NHS Evidence has published Eyes on Evidence for September 2011. This issue includes the results of a meta-analysis into the risks and benefits of aspirin treatment for the primary prevention of cardiovascular disease.
This most recent study was published in the American Heart Journal. Nine trials involving 102,621 patients that ran for an average of 6.9 years were reviewed. Aspirin treatment was associated with a reduction in the composite primary outcome of major cardiovascular events (risk ratio [RR] 0.90, 95% CI 0.85-0.96, P<0.001) but there was no significant reduction for the individual outcomes of myocardial infarction, stroke, ischaemic stroke or all-cause mortality.
Conversely, there was an increased risk of haemorrhagic stroke (RR 1.35, 95% CI 1.01-1.81, P=0.04) and major bleeding (RR 1.62, 95% CI 1.31-2.00, P<0.001).
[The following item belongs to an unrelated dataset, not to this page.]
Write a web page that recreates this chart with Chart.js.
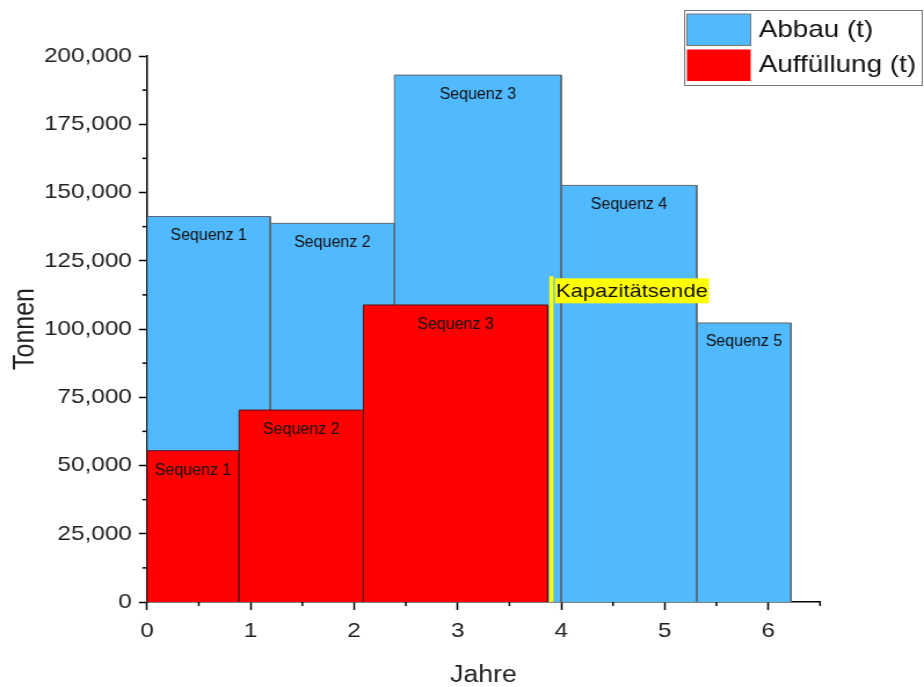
<!DOCTYPE html>
<html>
<head>
<meta charset="utf-8">
<script src="https://cdn.jsdelivr.net/npm/chart.js@4/dist/chart.umd.min.js"></script>
<style>
  html, body { margin: 0; padding: 0; background: #fff; }
  #diagramm { display: block; }
</style>
</head>
<body>
<!-- die Vorlage ist horizontal gestreckt, daher Canvas schmaler rendern und per CSS strecken -->
<canvas id="diagramm" width="797" height="687" style="width:924px;height:687px"></canvas>
<script>
const sequenzen = ['Sequenz 1', 'Sequenz 2', 'Sequenz 3', 'Sequenz 4', 'Sequenz 5'];

// Abbau (t): Beginn/Ende in Jahren und Tonnen
const abbauVon = [0, 1.19, 2.39, 4.0, 5.31];
const abbauBis = [1.19, 2.39, 4.0, 5.31, 6.22];
const abbauTonnen = [141200, 138700, 193000, 152600, 102200];

// Auffüllung (t)
const auffVon = [0, 0.89, 2.09];
const auffBis = [0.89, 2.09, 3.87];
const auffTonnen = [55400, 70300, 108800];

// Kapazitätsende
const kapazitaetJahr = 3.905;
const kapazitaetTonnen = 119300;

const STRECKUNG = 924 / 797;
const SCHRIFT = "'Liberation Sans', Arial, sans-serif";
const BLAU = '#51B9FE';
const ROT = '#FF0000';

function rechteck(von, bis, wert) {
  return [{x: von, y: 0}, {x: von, y: wert}, {x: bis, y: wert}, {x: bis, y: 0}];
}

const datasets = [];
abbauTonnen.forEach((v, i) => {
  datasets.push({
    label: 'Abbau (t)',
    data: rechteck(abbauVon[i], abbauBis[i], v),
    backgroundColor: BLAU,
    borderColor: '#5d6670',
    borderWidth: 1,
    fill: 'origin',
    pointRadius: 0,
    order: 3
  });
});
auffTonnen.forEach((v, i) => {
  datasets.push({
    label: 'Auffüllung (t)',
    data: rechteck(auffVon[i], auffBis[i], v),
    backgroundColor: ROT,
    borderColor: '#5a1010',
    borderWidth: 1,
    fill: 'origin',
    pointRadius: 0,
    order: 2
  });
});
datasets.push({
  label: 'Kapazitätsende',
  data: [{x: kapazitaetJahr, y: 0}, {x: kapazitaetJahr, y: kapazitaetTonnen}],
  borderColor: '#FFFF00',
  borderWidth: 3.5,
  fill: false,
  pointRadius: 0,
  order: 1
});

const istHauptY = v => v % 25000 === 0;
const istHauptX = v => Number.isInteger(v);

// kurze Nebenstriche an den Achsen
const nebenstriche = {
  id: 'nebenstriche',
  afterDraw(chart) {
    const {ctx, scales: {x, y}} = chart;
    ctx.save();
    ctx.strokeStyle = '#000';
    ctx.lineWidth = 1.5;
    x.ticks.forEach(t => {
      if (istHauptX(t.value)) return;
      const px = x.getPixelForValue(t.value);
      ctx.beginPath(); ctx.moveTo(px, x.top); ctx.lineTo(px, x.top + 4); ctx.stroke();
    });
    y.ticks.forEach(t => {
      if (istHauptY(t.value)) return;
      const py = y.getPixelForValue(t.value);
      ctx.beginPath(); ctx.moveTo(y.right, py); ctx.lineTo(y.right - 4, py); ctx.stroke();
    });
    ctx.restore();
  }
};

// Beschriftungen in den Balken und Kapazitätsende
const beschriftung = {
  id: 'beschriftung',
  afterDatasetsDraw(chart) {
    const {ctx, scales: {x, y}} = chart;
    ctx.save();
    ctx.fillStyle = '#111';
    ctx.font = '16px ' + SCHRIFT;
    ctx.textAlign = 'center';
    ctx.textBaseline = 'middle';
    const schreib = (text, px, py) => {
      ctx.save();
      ctx.translate(px, py);
      ctx.scale(1 / STRECKUNG, 1);
      ctx.fillText(text, 0, 0);
      ctx.restore();
    };
    abbauTonnen.forEach((v, i) => {
      schreib(sequenzen[i], x.getPixelForValue((abbauVon[i] + abbauBis[i]) / 2), y.getPixelForValue(v) + 19);
    });
    auffTonnen.forEach((v, i) => {
      schreib(sequenzen[i], x.getPixelForValue((auffVon[i] + auffBis[i]) / 2), y.getPixelForValue(v) + 20);
    });

    const lx = x.getPixelForValue(kapazitaetJahr) + 3;
    const ly = y.getPixelForValue(kapazitaetTonnen) + 2;
    ctx.font = '19px ' + SCHRIFT;
    ctx.textAlign = 'left';
    const w = ctx.measureText('Kapazitätsende').width;
    ctx.fillStyle = '#FFFF00';
    ctx.fillRect(lx, ly, w + 2, 25);
    ctx.fillStyle = '#111';
    ctx.fillText('Kapazitätsende', lx + 1, ly + 13);
    ctx.restore();
  }
};

// Legende oben rechts mit Rahmen
const legende = {
  id: 'legende',
  afterDraw(chart) {
    const ctx = chart.ctx;
    ctx.save();
    ctx.strokeStyle = '#777';
    ctx.lineWidth = 1;
    ctx.strokeRect(590.5, 10.5, 205, 75);
    ctx.fillStyle = BLAU;
    ctx.fillRect(592.5, 14, 55, 31.5);
    ctx.strokeRect(592.5, 14, 55, 31.5);
    ctx.fillStyle = ROT;
    ctx.fillRect(592.5, 49.5, 55, 31.5);
    ctx.font = '24px ' + SCHRIFT;
    ctx.fillStyle = '#111';
    ctx.textBaseline = 'middle';
    ctx.fillText('Abbau (t)', 654.5, 30.5);
    ctx.fillText('Auffüllung (t)', 654.5, 65);
    ctx.restore();
  }
};

new Chart(document.getElementById('diagramm'), {
  type: 'line',
  data: {datasets},
  plugins: [nebenstriche, beschriftung, legende],
  options: {
    responsive: false,
    animation: false,
    layout: {padding: {top: 56, right: 89.7, left: 0, bottom: 0}},
    plugins: {
      legend: {display: false},
      tooltip: {enabled: false}
    },
    scales: {
      x: {
        type: 'linear',
        min: 0,
        max: 6.5,
        afterFit: s => { s.height = 85; },
        grid: {
          drawOnChartArea: false,
          tickLength: 8,
          tickWidth: 1.5,
          tickColor: c => istHauptX(c.tick.value) ? '#000' : 'rgba(0,0,0,0)'
        },
        border: {color: '#000', width: 1.5},
        ticks: {
          stepSize: 0.5,
          autoSkip: false,
          maxRotation: 0,
          padding: 9,
          color: '#222',
          font: {family: SCHRIFT, size: 21},
          callback: v => istHauptX(v) ? String(v) : ''
        },
        title: {
          display: true,
          text: 'Jahre',
          color: '#222',
          font: {family: SCHRIFT, size: 23, lineHeight: 1.0},
          padding: {top: 0, bottom: 0}
        }
      },
      y: {
        min: 0,
        max: 200000,
        afterFit: s => { s.width = 126.8; },
        grid: {
          drawOnChartArea: false,
          tickLength: 7,
          tickWidth: 1.5,
          tickColor: c => istHauptY(c.tick.value) ? '#000' : 'rgba(0,0,0,0)'
        },
        border: {color: '#000', width: 1.5},
        ticks: {
          stepSize: 12500,
          autoSkip: false,
          padding: 6,
          color: '#222',
          font: {family: SCHRIFT, size: 21},
          callback: v => istHauptY(v) ? v.toLocaleString('en-US') : ''
        },
        title: {
          display: true,
          text: 'Tonnen',
          color: '#222',
          font: {family: SCHRIFT, size: 25},
          padding: {top: 7, bottom: 0}
        }
      }
    }
  }
});
</script>
</body>
</html>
The authors also summarise this data over a 5 year period noting that for every 1,000 patients treated aspirin would prevent 2.9 major cardiovascular events but cause 2.8 major bleeds.
The authors conclude that, "the evidence provides only modest support for a benefit of aspirin in patients without clinical cardiovascular disease, which is offset by its risk".
NHS Evidence also notes that current 'PolyPill' trials have explicitly not included aspirin in the studies, instead opting for a combination of statins and antihypertensive agents. It is also noted that secondary prevention is a different matter as aspirin is linked with a 15% reduction in subsequent events in such patients.
Action: Clinicians should be aware of UK policy to not use aspirin for primary prevention. Eyes on Evidence may also be a useful resource in maintaining up to date knowledge.